No better way to gauge the worth of a book has ever been found than the test of time, and John McPhee’s work stands up spectacularly well, I think it’s fair to say, in this passage from a book he published back in l973. It’s called The Curve of Binding Energy, and it’s about the danger of small nuclear weapons constructed by the likes of terrorists, but below is the passage that most stands out, late in the book, about McPhee and physicist Ted Taylor driving into Manhattan, and seeing the World Trade Center:
The book works on several levels: as a factual warning, as a character study, and as pure writing in the non-fiction genre. Because the passage is long, I’m going to put most of it below the fold, but I guarantee, you will not regret the time spent reading it:
Driving down from Peekskill…we found ourselves on Manhattan’s West Side Highway just at sunset and the beginning of dusk.

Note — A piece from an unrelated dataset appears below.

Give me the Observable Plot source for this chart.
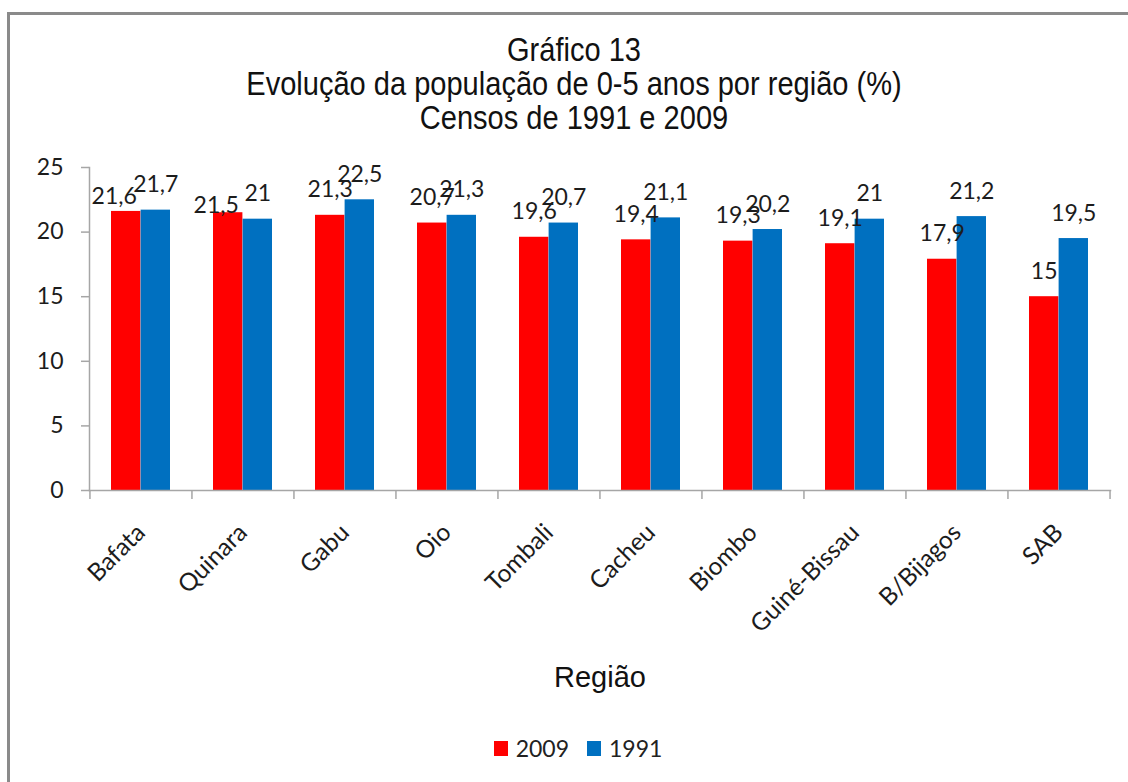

There ahead of us several miles, and seeming to rise right out of the road, were the two towers of the World Trade Center, windows blazing with interior light and with red reflected streaks from the sunset over New Jersey. We had been heading for midtown but impulsively kept going, drawn irresistibly toward two of the tallest buildings in the world. We went down the Chambers Street ramp and parked, in a devastation of rubble, beside the Hudson River. [The buildings were still under construction at the time.] Across the water, in New Jersey, the Colgate sign, a huge neon clock as red as the sky, said 6:15. We looked up the west wall of the nearest tower. From so close, so narrow an angle, there was nothing at the top to arrest the eye, and the building seemed to be some sort of probe touching the earth from the darkness of space. "What an artifact that is!" Taylor said, and he walked to the base and paced it off.